La Venencia (Calle de Echegaray 7): Sherry bar — one of the most atmospheric and unreconstructed bars in Madrid. Serves only sherry (fino, manzanilla, amontillado, oloroso, cream) and a small selection of traditional tapas. No music, no WiFi, hand-written receipts. Operating since 1929 and apparently determined to remain in 1929.

Dinner recommendation: The highest-value dinner area is the streets between Calle de las Huertas and Calle del Prado — several excellent small restaurants in the €20–35 per person range that are significantly better than the tourist-grade restaurants of Puerta del Sol.
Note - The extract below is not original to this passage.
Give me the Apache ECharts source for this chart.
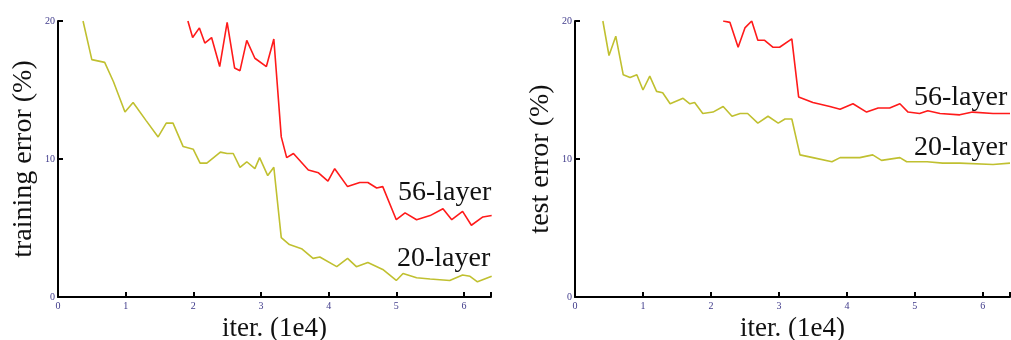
<!DOCTYPE html>
<html><head><meta charset="utf-8">
<script src="https://cdn.jsdelivr.net/npm/echarts@6/dist/echarts.min.js"></script>
<style>html,body{margin:0;padding:0;background:#fff}#c{width:1011px;height:340px}</style>
</head><body><div id="c"></div>
<script>
const xTicks = [0, 1, 2, 3, 4, 5, 6];
const yTicks = [0, 10, 20];
const seriesNames = ['20-layer', '56-layer'];
const train20 = [[0.37,20],[0.5,17.2],[0.69,17.0],[0.82,15.6],[0.99,13.4],[1.11,14.1],[1.3,12.8],[1.48,11.6],[1.6,12.6],[1.7,12.6],[1.85,10.9],[2.0,10.7],[2.1,9.7],[2.2,9.7],[2.4,10.5],[2.5,10.4],[2.59,10.4],[2.69,9.4],[2.79,9.8],[2.91,9.3],[2.98,10.1],[3.1,8.8],[3.19,9.4],[3.3,4.3],[3.42,3.8],[3.6,3.5],[3.77,2.8],[3.87,2.9],[4.12,2.2],[4.28,2.8],[4.41,2.2],[4.58,2.5],[4.8,2.0],[5.0,1.2],[5.1,1.7],[5.3,1.4],[5.5,1.3],[5.79,1.2],[5.98,1.6],[6.09,1.5],[6.2,1.1],[6.41,1.5]];
const train56 = [[1.92,20],[1.99,18.8],[2.09,19.5],[2.17,18.4],[2.27,18.8],[2.39,16.7],[2.5,19.9],[2.61,16.6],[2.69,16.4],[2.79,18.6],[2.91,17.3],[3.08,16.7],[3.19,18.7],[3.3,11.6],[3.38,10.1],[3.48,10.4],[3.7,9.2],[3.85,9.0],[3.99,8.4],[4.09,9.3],[4.28,8.0],[4.46,8.3],[4.58,8.3],[4.71,7.9],[4.8,8.0],[5.0,5.6],[5.13,6.1],[5.3,5.6],[5.5,5.9],[5.69,6.4],[5.82,5.6],[5.98,6.2],[6.11,5.2],[6.28,5.8],[6.41,5.9]];
const test20 = [[0.41,20],[0.5,17.5],[0.6,18.9],[0.71,16.1],[0.81,15.9],[0.91,16.1],[1.0,15.0],[1.1,16.0],[1.2,14.9],[1.29,14.8],[1.4,14.0],[1.59,14.4],[1.69,14.0],[1.76,14.1],[1.88,13.3],[2.03,13.4],[2.18,13.8],[2.31,13.1],[2.43,13.3],[2.54,13.3],[2.69,12.6],[2.84,13.1],[2.99,12.6],[3.09,12.9],[3.19,12.9],[3.31,10.3],[3.5,10.1],[3.78,9.8],[3.9,10.1],[4.19,10.1],[4.38,10.3],[4.51,9.9],[4.78,10.1],[4.88,9.8],[5.18,9.8],[5.41,9.7],[5.66,9.7],[6.15,9.6],[6.4,9.7]];
const test56 = [[2.18,20],[2.28,19.9],[2.4,18.1],[2.5,19.5],[2.6,20],[2.69,18.6],[2.79,18.6],[2.91,18.1],[3.01,18.1],[3.19,18.7],[3.29,14.5],[3.5,14.1],[3.75,13.8],[3.9,13.6],[4.09,14.0],[4.29,13.4],[4.46,13.7],[4.63,13.7],[4.78,14.0],[4.9,13.4],[5.07,13.3],[5.19,13.5],[5.37,13.3],[5.66,13.2],[5.85,13.4],[6.15,13.3],[6.4,13.3]];

const SERIF = '"Liberation Serif", "DejaVu Serif", serif';
const TICKC = '#3f3a8a';
const YEL = '#c0c030';
const RED = '#ff1a1a';

function xAx(gi){
  return {type:'value', gridIndex:gi, min:xTicks[0], max:6.4, interval:1,
    name:'iter. (1e4)', nameLocation:'middle', nameGap:14,
    nameTextStyle:{fontFamily:SERIF, fontSize:27, color:'#111', verticalAlign:'top'},
    axisLine:{lineStyle:{color:'#000', width:2}},
    axisTick:{inside:true, length:5, lineStyle:{color:'#000', width:2}},
    axisLabel:{fontFamily:SERIF, fontSize:10, color:TICKC, margin:4,
      formatter:v => xTicks.includes(v) ? String(v) : ''},
    splitLine:{show:false}};
}
function yAx(gi, name){
  return {type:'value', gridIndex:gi, min:yTicks[0], max:yTicks[2], interval:10,
    name:name, nameLocation:'middle', nameGap:20,
    nameTextStyle:{fontFamily:SERIF, fontSize:28, color:'#111'},
    axisLine:{show:true, lineStyle:{color:'#000', width:2}},
    axisTick:{show:true, inside:true, length:5, lineStyle:{color:'#000', width:2}},
    axisLabel:{fontFamily:SERIF, fontSize:10, color:TICKC, margin:3},
    splitLine:{show:false}};
}
function ln(gi, data, color){
  return {type:'line', xAxisIndex:gi, yAxisIndex:gi, data:data, showSymbol:false,
    symbol:'none', lineStyle:{color:color, width:1.6}, animation:false, clip:true};
}
const chart = echarts.init(document.getElementById('c'));
chart.setOption({
  animation:false,
  grid:[{left:58, top:21, width:433, height:276, outerBoundsMode:'none', containLabel:false},
        {left:575, top:21, width:435, height:276, outerBoundsMode:'none', containLabel:false}],
  xAxis:[xAx(0), xAx(1)],
  yAxis:[yAx(0,'training error (%)'), yAx(1,'test error (%)')],
  series:[ln(0,train20,YEL), ln(0,train56,RED), ln(1,test20,YEL), ln(1,test56,RED)],
  graphic:[
    {type:'text', left:398, top:179, style:{text:seriesNames[1], font:'28px '+SERIF, fill:'#111'}},
    {type:'text', left:397, top:245, style:{text:seriesNames[0], font:'28px '+SERIF, fill:'#111'}},
    {type:'text', left:914, top:84, style:{text:seriesNames[1], font:'28px '+SERIF, fill:'#111'}},
    {type:'text', left:914, top:134, style:{text:seriesNames[0], font:'28px '+SERIF, fill:'#111'}}
  ]
});
</script></body></html>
A day in the literary quarter: full itinerary

Morning (10:00–13:00):

  • Casa Museo Lope de Vega (free on weekdays, open from 10:00)
  • Street quote tiles walk on Calle de las Huertas
  • Convento de las Trinitarias (Cervantes’ burial site, exterior)
  • Morning coffee at any of the neighbourhood’s traditional cafes

Lunch (14:00–16:00):

  • Casa Alberto for traditional Castilian food at the bar (croquetas, tortilla, vermouth)
  • Or one of the Plaza de Santa Ana terrace restaurants for the views at the cost of slightly higher prices

Afternoon (16:00–19:00):

Evening (19:00–23:00):

  • Pre-dinner drink at La Venencia (sherry) or El Lateral (wine)
  • Dinner at one of the neighbourhood’s restaurants
  • Optional: Teatro Español (Plaza de Santa Ana) for an evening performance

Total budget: €0–25 for the morning (free options exist), €15–30 for lunch, €15–30 for dinner, €10–30 for a Teatro Español performance.